I am aware of and slightly embarrassed by the fact that I behaved badly on my blog yesterday. I was really mad….And I don’t often get mad like that. But honestly, it wasn’t all mad that I was feeling. But mad makes a good cover up for feelings I don’t want to deal with. And I do feel overwhelmed by Art Therapy. I think it is going too fast for me right now and I can’t quite keep up. And I don’t want to be feeling the stuff that is stirring up, so I refuse to…which doesn’t always work so well. Sometimes, feelings have a mind of their own and try to assert themselves even when I am trying to keep them under control.
As to me being mad at the Art Therapist…well…that one was bound to happen anyway. Usually, just when I start to really trust people, I try to sabotage that relationship.
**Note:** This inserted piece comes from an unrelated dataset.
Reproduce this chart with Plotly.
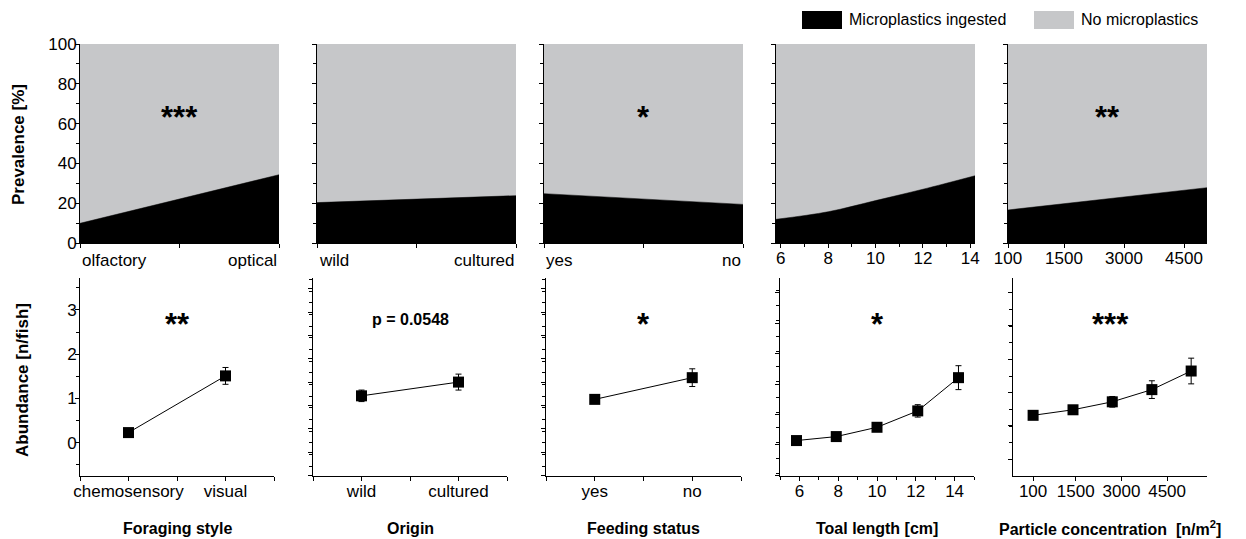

The trust is too much for me, so I try to find a way to tear it apart. I have done it enough times, that I know that I do it and have been sort of waiting for it. I just am so used to being disappointed and hurt and abandoned, it is easier for me to destroy a relationship on my own terms before the other person gets a chance to hurt me. That self-preservation technique doesn’t actually work really well with therapy. It is kind of essential that I keep the trust going.
I don’t know…sometimes, I am just plain tired. I am too complicated for myself!
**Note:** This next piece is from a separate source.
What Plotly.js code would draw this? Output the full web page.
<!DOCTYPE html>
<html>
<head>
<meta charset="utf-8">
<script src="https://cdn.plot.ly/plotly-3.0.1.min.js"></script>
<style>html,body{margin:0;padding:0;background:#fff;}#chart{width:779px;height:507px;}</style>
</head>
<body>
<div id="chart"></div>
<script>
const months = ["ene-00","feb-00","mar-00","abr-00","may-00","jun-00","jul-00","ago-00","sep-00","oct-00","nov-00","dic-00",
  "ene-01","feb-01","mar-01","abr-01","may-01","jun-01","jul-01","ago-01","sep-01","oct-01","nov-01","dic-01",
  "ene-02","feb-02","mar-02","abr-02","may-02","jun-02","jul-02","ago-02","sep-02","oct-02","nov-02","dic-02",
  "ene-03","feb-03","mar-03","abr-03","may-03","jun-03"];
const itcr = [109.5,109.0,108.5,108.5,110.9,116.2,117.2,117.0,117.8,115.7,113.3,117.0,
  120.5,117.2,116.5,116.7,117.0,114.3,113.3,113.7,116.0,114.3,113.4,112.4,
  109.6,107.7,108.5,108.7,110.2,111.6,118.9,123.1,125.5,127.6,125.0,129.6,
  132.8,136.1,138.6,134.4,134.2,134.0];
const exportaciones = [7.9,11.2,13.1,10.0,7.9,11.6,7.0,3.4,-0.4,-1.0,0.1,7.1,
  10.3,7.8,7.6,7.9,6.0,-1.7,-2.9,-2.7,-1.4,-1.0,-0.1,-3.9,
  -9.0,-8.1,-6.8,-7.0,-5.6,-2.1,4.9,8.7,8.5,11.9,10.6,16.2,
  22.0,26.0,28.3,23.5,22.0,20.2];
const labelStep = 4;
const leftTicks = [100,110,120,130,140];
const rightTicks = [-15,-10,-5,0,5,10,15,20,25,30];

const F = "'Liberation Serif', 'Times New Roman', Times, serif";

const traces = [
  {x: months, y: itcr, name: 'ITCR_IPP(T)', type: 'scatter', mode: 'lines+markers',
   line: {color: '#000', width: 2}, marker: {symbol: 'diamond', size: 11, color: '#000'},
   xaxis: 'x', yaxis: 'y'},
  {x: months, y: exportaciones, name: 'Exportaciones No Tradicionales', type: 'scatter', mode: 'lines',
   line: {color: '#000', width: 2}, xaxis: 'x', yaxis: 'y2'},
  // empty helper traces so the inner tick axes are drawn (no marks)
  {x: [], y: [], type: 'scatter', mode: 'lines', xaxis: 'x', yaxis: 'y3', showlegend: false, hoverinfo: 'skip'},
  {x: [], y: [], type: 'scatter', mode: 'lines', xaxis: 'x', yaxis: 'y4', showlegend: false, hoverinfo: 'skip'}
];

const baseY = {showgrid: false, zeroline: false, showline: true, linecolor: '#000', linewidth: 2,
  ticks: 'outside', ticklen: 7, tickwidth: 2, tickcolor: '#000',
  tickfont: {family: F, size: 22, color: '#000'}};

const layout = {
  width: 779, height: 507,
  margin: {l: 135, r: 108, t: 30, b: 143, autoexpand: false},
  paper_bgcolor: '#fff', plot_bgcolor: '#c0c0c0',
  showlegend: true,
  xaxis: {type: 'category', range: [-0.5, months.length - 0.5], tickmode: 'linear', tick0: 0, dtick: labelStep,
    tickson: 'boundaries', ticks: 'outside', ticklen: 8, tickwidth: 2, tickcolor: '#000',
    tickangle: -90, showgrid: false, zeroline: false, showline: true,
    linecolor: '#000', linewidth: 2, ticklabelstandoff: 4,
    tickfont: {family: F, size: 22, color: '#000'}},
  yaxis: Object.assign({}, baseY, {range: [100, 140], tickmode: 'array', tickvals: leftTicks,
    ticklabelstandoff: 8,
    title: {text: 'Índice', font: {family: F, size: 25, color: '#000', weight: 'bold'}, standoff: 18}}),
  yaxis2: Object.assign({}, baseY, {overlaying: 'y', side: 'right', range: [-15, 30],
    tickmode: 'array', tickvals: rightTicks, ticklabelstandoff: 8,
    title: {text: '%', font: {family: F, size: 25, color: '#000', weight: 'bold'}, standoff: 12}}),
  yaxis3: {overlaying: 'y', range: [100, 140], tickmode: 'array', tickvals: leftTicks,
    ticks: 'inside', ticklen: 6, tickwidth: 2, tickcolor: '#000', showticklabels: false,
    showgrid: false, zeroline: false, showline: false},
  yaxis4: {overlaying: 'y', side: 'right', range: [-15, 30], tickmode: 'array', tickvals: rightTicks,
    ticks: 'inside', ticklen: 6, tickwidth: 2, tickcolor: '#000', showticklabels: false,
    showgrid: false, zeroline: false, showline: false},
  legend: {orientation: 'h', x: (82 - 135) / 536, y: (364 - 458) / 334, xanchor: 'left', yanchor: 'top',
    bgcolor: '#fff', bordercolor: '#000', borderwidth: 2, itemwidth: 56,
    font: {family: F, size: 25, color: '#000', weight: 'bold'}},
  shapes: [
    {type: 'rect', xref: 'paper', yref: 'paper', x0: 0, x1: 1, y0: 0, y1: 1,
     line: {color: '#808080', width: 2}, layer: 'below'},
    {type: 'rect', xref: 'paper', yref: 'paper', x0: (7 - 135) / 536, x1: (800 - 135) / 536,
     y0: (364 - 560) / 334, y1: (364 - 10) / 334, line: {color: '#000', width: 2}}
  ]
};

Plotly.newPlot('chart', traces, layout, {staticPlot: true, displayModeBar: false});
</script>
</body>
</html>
BTW…I was asked a really good question in my comments yesterday. It really gave me pause…She started by quoting from the blog, “And you know what else? It is my fault! . It seems that I have a knack for bringing bad things to myself…. because I am bad….bad begets bad. I know that there is something wrong with me…And that there always has been something wrong with me. . I am disgusted with myself….sooo stupid! ….I am a ruiner.” And then she posed the following questions, “Where did these voices come from? Whose are they? They have become yours, but where did they originate. Even if not said out loud, someone’s else’s treatment, and/or body language said these things to you…”
I have never given much weight to the fact that the inner dialogue I keep running is not my own…that it did not originate from me….As a matter of fact, I think the first time I really touched on it was in the Baking Cake poem “I simply ceased being as I was before/So changed, that I didn’t remember it was not me/That turned away from my beams of light.” I think I will have to chew on this one for a bit…the idea that my self-vitriol is a conditioned response, not innate, because it feels just like a part of me…But maybe I wasn’t actually born hating myself.
I don’t know….It all overwhelms me. <sigh>
So, after yesterday’s
tantrum blog. I decided that this weekend, I am going to slooow my world down and really work to take care of myself. I turned down an opportunity to work this morning, I accepted a last minute offer for one of my yoga sessions tomorrow afternoon (and I am really looking forward to that!), I got my art magazine that I love (!) in the mail Thursday, so I am going to thumb through that, and I am going to finish an art project that I have been working on and enjoying, I might even sneak out to Lowe’s and pick up some fall bulbs and see about getting them in the ground for the spring. And I am going to try really hard to cut myself some slack. A lot of slack. And to give myself a chance to heal a bit and time to recharge my batteries.